In order to ensure soundness and usability, this project will require a combination of theoretical analysis of a type theory with first-class reasoning about coinductive processes and the development of a prototype implementation of this type theory as an extension to Agda.

Key References

  • Wellfounded recursion with copatterns: a unified approach to termination and productivity (ICFP’13)
  • Productive coprogramming with guarded recursion (ICFP’13)

Location

The Programming Languages Group at TU Delft

Contact Persons

Jesper Cockx


PhD Position #6: Liveness in types and program logics

Main location: Nijmegen.

As a PhD student in this project, you will work towards developing methods to ensure liveness of complex systems that use a combination of:

  1. Interaction with environment (input/output), e.g., file system, system calls, network, external devices, and
  2. Concurrency, both system-level (hardware threads) and cooperative (aka async, aka lightweight threads).

The key challenge is to obtain compositional reasoning methods, which allow the reduction of liveness proofs to properties of sub-systems.
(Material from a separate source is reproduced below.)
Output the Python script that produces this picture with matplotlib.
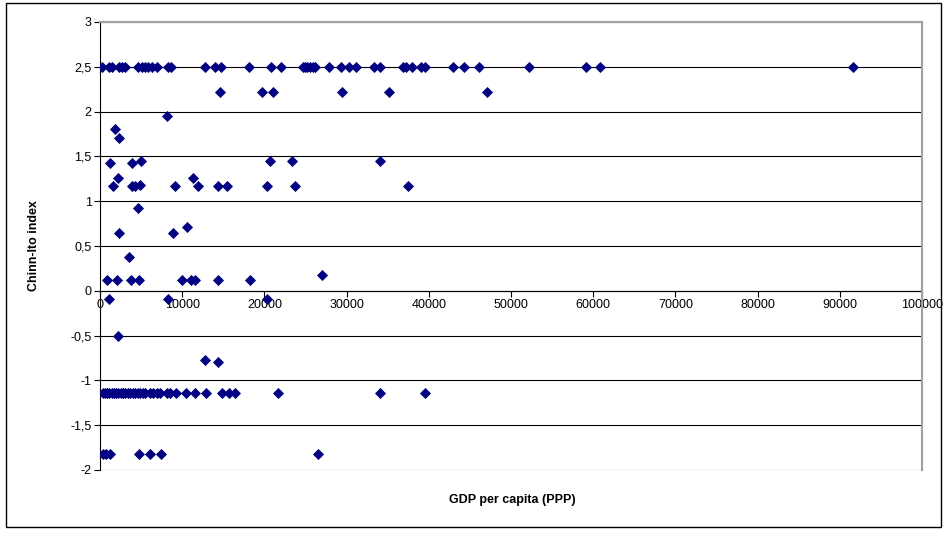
import matplotlib.pyplot as plt
from matplotlib.patches import Rectangle
from matplotlib.ticker import FuncFormatter, MultipleLocator

plt.rcParams['font.family'] = ['Liberation Sans', 'DejaVu Sans']

# GDP per capita (PPP) for each Chinn-Ito level
gdp_250 = [280, 1100, 1500, 2300, 2700, 3100, 4660, 5070, 5470, 5880, 6290, 6900,
           8300, 8600, 12770, 13990, 14680, 18090, 20800, 21980, 24660, 24940,
           25220, 25550, 25880, 26150, 27860, 29280, 30290, 31140, 33330, 34060,
           36900, 37190, 37990, 39010, 39540, 42980, 44320, 46140, 52250, 59090,
           60830, 91570]
gdp_222 = [14600, 19700, 21100, 29500, 35200, 47100]
gdp_145 = [20700, 23400, 34100]
gdp_117 = [1620, 3850, 4260, 9120, 11960, 14390, 15410, 20280, 23720, 37510]
gdp_012 = [890, 2100, 3770, 4740, 10010, 11030, 11560, 14390, 18250]
gdp_m008 = [1100, 8230, 20280]
gdp_m115 = [400, 650, 900, 1150, 1400, 1650, 1900, 2200, 2500, 2800, 3100, 3400,
            3700, 4000, 4300, 4600, 4900, 5200, 5500, 6100, 6500, 6900, 7300,
            8100, 8500, 9200, 10500, 11600, 12900, 14800, 15700, 16400, 21600,
            34100, 39500]
gdp_m184 = [330, 730, 1220, 4780, 6080, 7380, 26560]

# single points
other_x = [8190, 1825, 2350, 1220, 3930, 4990, 2230, 11350, 4870, 4660, 2350,
           8920, 10540, 3530, 26970, 2230, 12770, 14390]
other_y = [1.955, 1.81, 1.70, 1.43, 1.43, 1.45, 1.26, 1.255, 1.185, 0.92, 0.65,
           0.65, 0.71, 0.38, 0.18, -0.50, -0.77, -0.79]

xs = (gdp_250 + gdp_222 + gdp_145 + gdp_117 + gdp_012 + gdp_m008 + gdp_m115
      + gdp_m184 + other_x)
ys = ([2.5] * len(gdp_250) + [2.22] * len(gdp_222) + [1.45] * len(gdp_145)
      + [1.17] * len(gdp_117) + [0.125] * len(gdp_012) + [-0.086] * len(gdp_m008)
      + [-1.14] * len(gdp_m115) + [-1.82] * len(gdp_m184) + other_y)

fig = plt.figure(figsize=(9.49, 5.34), dpi=100)
ax = fig.add_axes([100 / 949, 1 - 470 / 534, 822 / 949, 448 / 534])

ax.scatter(xs, ys, marker='D', s=32, color='#000080', linewidths=0, zorder=3)

ax.set_xlim(0, 100000)
ax.set_ylim(-2, 3)
ax.xaxis.set_major_locator(MultipleLocator(10000))
ax.yaxis.set_major_locator(MultipleLocator(0.5))
ax.yaxis.set_major_formatter(FuncFormatter(lambda v, p: ('%g' % v).replace('.', ',')))
ax.grid(axis='y', color='black', linewidth=0.8, zorder=1)

# x axis crosses at y = 0, like Excel
ax.spines['bottom'].set_position(('data', 0))
ax.spines['bottom'].set_zorder(2)
ax.spines['top'].set_color('#a0a0a0')
ax.spines['right'].set_color('#a0a0a0')
ax.spines['top'].set_linewidth(1.5)
ax.spines['right'].set_linewidth(1.5)
ax.tick_params(axis='both', direction='out', length=4, width=0.8, labelsize=9,
               pad=2, colors='black')

ax.set_ylabel('Chinn-Ito index', fontsize=9, fontweight='bold', labelpad=22)
fig.text(512 / 949, 1 - 500 / 534, 'GDP per capita (PPP)', fontsize=9,
         fontweight='bold', ha='center', va='center')

# chart border
fig.patches.append(Rectangle((6 / 949, 1 - 527 / 534), 935 / 949, 524 / 534,
                             transform=fig.transFigure, fill=False,
                             edgecolor='black', linewidth=1))

fig.savefig('out.png', dpi=100)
The starting point is the framework of interaction trees for monadic semantics of programs that interact with their environment. In order to deal with concurrency, we will build on the choice tree extension that enhances interaction trees with cooperative concurrency. Building on this semantics, we will develop a logic based on Iris that allows us to specify program interactions. We will obtain refinement type system for automating large parts of liveness verification by enhancing the existing session types in Actris/Iris. The resulting logic and type system will be implemented in the Rocq proof assistant.

Key References

Locations

The Software Science Group at Radboud University Nijmegen (main location) and University of Groningen.